Certain problem spots are easily identifiable, such as the tight and ever-changing lanes through construction on U.S. Highway 27. Garrett said the department is working more than ever with city officials to redesign areas like that in the best way possible.

"When they did the lane shift up there we had just a huge complaint issue with people crashing because they installed yield signs for the on-ramps. We sat down and looked at what we could do. And I made the suggestion that we change the yield signs to stop signs. We reduced crashes over 50 percent the first month we did that," Garrett said.

"We want to come in and not just live by numbers. We want to actually solve problems and save lives," he said. "Find the solution, create solutions together with other parts of city government, county government, state, whatever. I think that is a little bit of an answer, and I think that's something [former police] Chief [Fred] Fletcher brought here. You can fix things in a variety of ways."

Also factoring into the overall safety of American roadways are the habits and decisions made by millions of drivers every day, and national data suggests more and more people are actually buckling up. A study by the National Highway Traffic Safety Administration noted that 90 percent of of the motorists they observed in 2017 were using their seat belts, an increase of about 19 percent from 2000.

Drivers also have more to distract their eyes from the road now than ever before with smartphones always at their fingertips. The U.S. Centers for Disease Control and Prevention reported that distracted driving deaths have climbed nationwide from 3,092 in 2010 to 3,477 in 2015, the most recent year included in the organization's published data.

Lt. John Harmon, spokesman for the Tennessee Highway Patrol, said a number of driver behaviors contribute to traffic crashes, and the troopers he works with will continue working aggressively to change how people handle themselves on the road.

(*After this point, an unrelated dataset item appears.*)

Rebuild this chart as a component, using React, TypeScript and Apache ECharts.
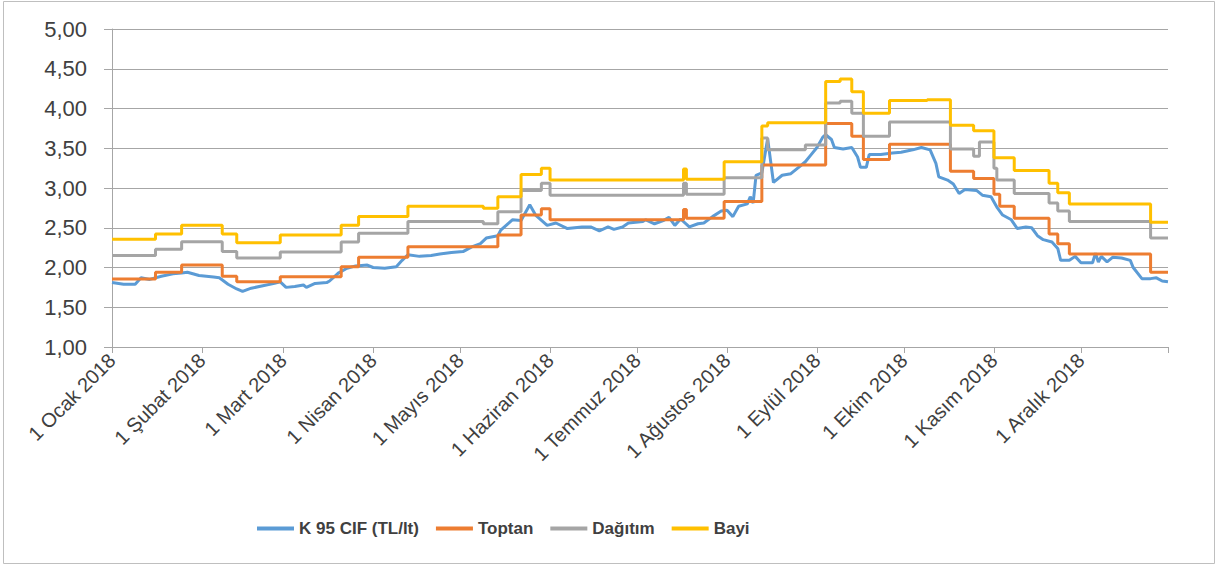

"THP will continue to concentrate on drivers driving under the influence, drivers that are not wearing seat belts, drivers that are driving aggressively and drivers that are driving distracted. These four things continue to be factors involving traffic crashes," he said in an emailed statement.

"[Our agency] strives for self-compliance of traffic laws first. For the unsafe drivers that do not strive to be self-compliant, the THP will continue to use enforcement to keep our highways safe."

Five agencies - the Chattanooga Police Department, Red Bank Police Department, Soddy-Daisy Police Department, Hamilton County Sheriff's Office and the Tennessee Highway Patrol - are combining their manpower this month to focus on driving infractions on Highway 27, a shot across the bow for the hordes of drivers letting their eyes drift off the road.

The enforcement campaign began Jan. 4 and will continue through the end of the month - 27 days to focus on 27 miles of Highway 27.

"The message is, we're asking a driver to do what a driver should do. Drive safe, use your seat belt and obey the speed limit. No cellphones. No distracted driving," said Capt. Jeff Gann with the Soddy-Daisy Police Department. "There is a speeding issue on Highway 27. We've also got one section on a rainy day right at Soddy Lake that is causing a lot of accidents with some runoff of water. It all points back to speed."

"It's also obvious that anywhere you go now, you can look to the car to the right or left of you and there's a good chance that driver of that car is distracted with a cell phone or someone else in the car," Gann said.

"This is a way for us to get the word out to the driver to do what you're supposed to do on the road and that's not break the law. When we see those violations, we're going to be making some traffic stops. We want the driver's attention to be focused on driving."